The news agency referred to the assailants as terrorists — the usual official language to denote armed opponents of Mr. Assad’s government. While initial reports from SANA said three employees were killed, a subsequent official estimate put the death toll at seven.
The station, privately owned but strongly supportive of the government, is in the town of Drousha, around 14 miles south of Damascus.
The Associated Press quoted one of its photographers who visited the compound as saying five portable buildings used for offices and studios had collapsed, with blood on the floor and wooden partitions still on fire. Some walls had bullet holes, the photographer said.

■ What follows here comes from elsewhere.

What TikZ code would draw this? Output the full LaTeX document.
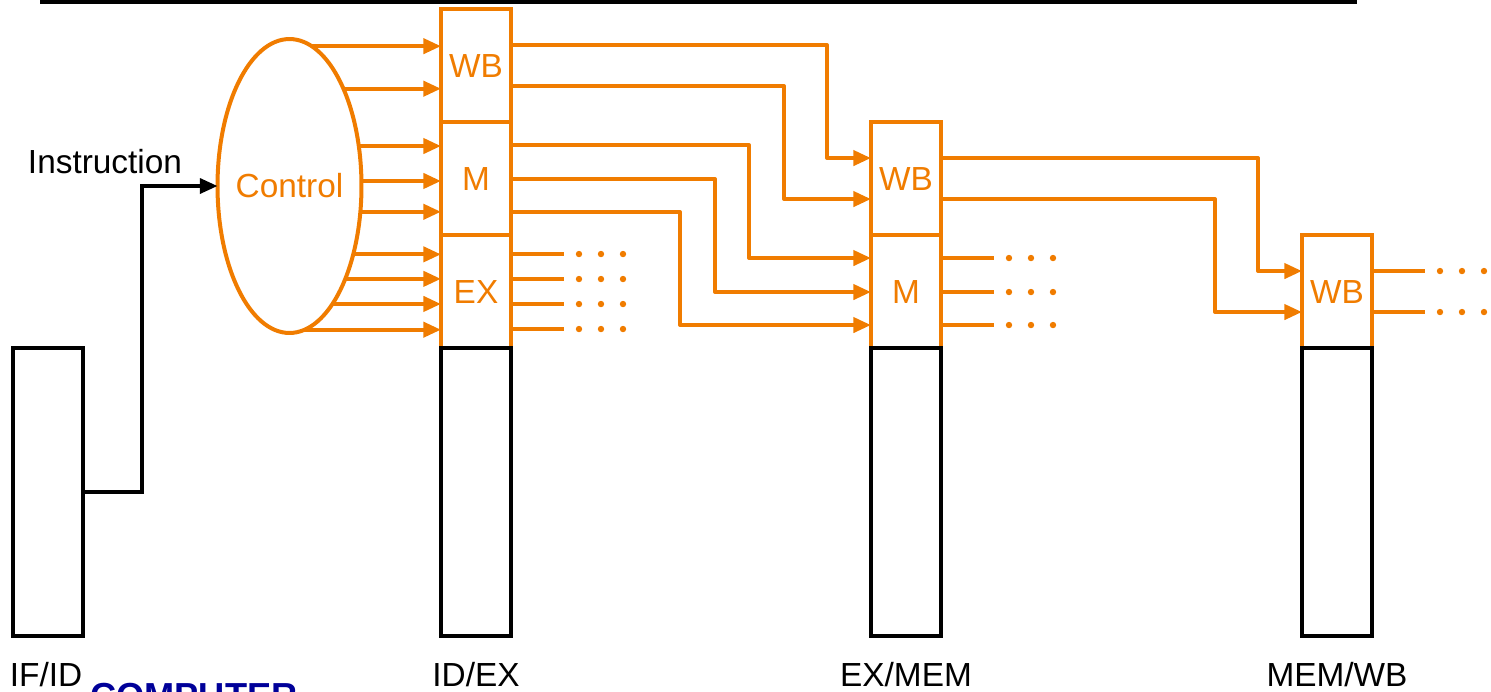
\documentclass[tikz,border=0pt]{standalone}
\usepackage{fontspec}
\setmainfont{Liberation Sans}
\usetikzlibrary{shapes.geometric,arrows.meta,positioning,calc}
\definecolor{ctrlorange}{HTML}{F07C00}
\definecolor{titlenavy}{HTML}{000099}

\begin{document}
\begin{tikzpicture}[x=0.02cm,y=-0.02cm,
  font=\fontsize{19}{23}\selectfont,
  reg/.style={draw,line width=0.08cm,minimum width=1.4cm,minimum height=5.76cm,
              inner sep=0pt,outer sep=0pt},
  fld/.style={draw=ctrlorange,text=ctrlorange,line width=0.08cm,minimum width=1.4cm,
              minimum height=2.26cm,inner sep=0pt,outer sep=0pt},
  ctl/.style={ellipse,draw=ctrlorange,text=ctrlorange,line width=0.08cm,
              minimum width=2.88cm,minimum height=5.88cm,inner sep=0pt,outer sep=0pt},
  arr/.style={-{Triangle[length=10pt,width=8.5pt]},line width=0.08cm,ctrlorange,line join=round},
  sig/.style={line width=0.08cm,ctrlorange},
  blk/.style={-{Triangle[length=10pt,width=8.5pt]},line width=0.07cm,black},
  lbl/.style={anchor=base,inner sep=0pt}
]
\useasboundingbox (0,0) rectangle (1491,691);
\clip (0,0) rectangle (1491,691);
\draw[line width=0.09cm] (40,2) -- (1357,2);

\node[fld,anchor=south] (idexEX) at (476,348) {EX};
\node[fld,above=0pt of idexEX] (idexM) {M};
\node[fld,above=0pt of idexM] (idexWB) {WB};
\node[fld,anchor=south] (exmemM) at (906,348) {M};
\node[fld,above=0pt of exmemM] (exmemWB) {WB};
\node[fld,anchor=south] (memwbWB) at (1337,348) {WB};

\node[reg] (ifid) at (48,492) {};
\node[reg,below=0pt of idexEX] (idex) {};
\node[reg,below=0pt of exmemM] (exmem) {};
\node[reg,below=0pt of memwbWB] (memwb) {};

\node[lbl] (ifidlbl) at ($(ifid.south)+(-2,51)$) {IF/ID};
\node[lbl] (idexlbl) at ($(idex.south)+(0,51)$) {ID/EX};
\node[lbl] (exmemlbl) at ($(exmem.south)+(0,51)$) {EX/MEM};
\node[lbl] (memwblbl) at ($(memwb.south)+(0,51)$) {MEM/WB};
\node[anchor=north west,inner sep=0pt,text=titlenavy,
      font=\bfseries\fontsize{20.6}{24}\selectfont] (title) at (90,683) {COMPUTER};

\node[ctl] (ctrl) at (289.5,186) {\makebox[0pt]{Control}};
\node[lbl] (instr) at (105,173) {Instruction};
\draw[blk] (ifid.east) -- ++(59,0) |- (ctrl.west);

\foreach \a/\f in {81.3/idexWB,61.3/idexWB,30/idexM,4.8/idexM,-20.1/idexM,
                   -47.3/idexEX,-59.5/idexEX,-70.4/idexEX,-84.3/idexEX}
  \draw[arr] (ctrl.\a) -- (ctrl.\a -| \f.west);

\foreach \o/\d in {36/44,77/87}
  \draw[arr] ($(idexWB.north east)+(0,\o)$) -| ($(exmemWB.north west)+(-\d,\o)$)
    -- ($(exmemWB.north west)+(0,\o)$);
\foreach \o/\d in {23/122,57/156,90/191}
  \draw[arr] ($(idexM.north east)+(0,\o)$) -| ($(exmemM.north west)+(-\d,\o)$)
    -- ($(exmemM.north west)+(0,\o)$);
\foreach \o/\d in {36/44,77/87}
  \draw[arr] ($(exmemWB.north east)+(0,\o)$) -| ($(memwbWB.north west)+(-\d,\o)$)
    -- ($(memwbWB.north west)+(0,\o)$);

\foreach \f/\o in {idexEX/19,idexEX/44,idexEX/69,idexEX/94,
                   exmemM/23,exmemM/57,exmemM/90,memwbWB/36,memwbWB/77} {
  \coordinate (e) at ($(\f.north east)+(53,\o)$);
  \draw[sig] ($(\f.north east)+(0,\o)$) -- (e);
  \foreach \k in {15,37,59}
    \fill[ctrlorange] ($(e)+(\k,0)$) circle (3.2);
}
\end{tikzpicture}
\end{document}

Hours later, The A.P. said, the station was able to broadcast a rally in Damascus’s main square against the attack on its premises.
Col. Malik Kurdi, a spokesman in Turkey for a rebel commander, Riad al-Assad of the Free Syrian Army, said the attack was the result of the defection of a group of Republican Guards who had decided to change sides and attacked other guards at the station who had remained loyal.
Well, most folks realize that it's a civil war - a few are still splitting hairs and calling this an insurrection even though rebel groups are holding and gaining territory at the expense of the regime.
In fact, the number killed since Annan began his efforts to enact the Arab League peace plan has accelerated at a frightening pace - in part because the rebel forces have grown more audacious in their efforts and the regime's crackdown has become even more brutal.
What's clear is that civilians are being purposefully targeted by Assad's regime - a textbook definition of crimes against humanity and war crimes. That cannot be allowed to stand.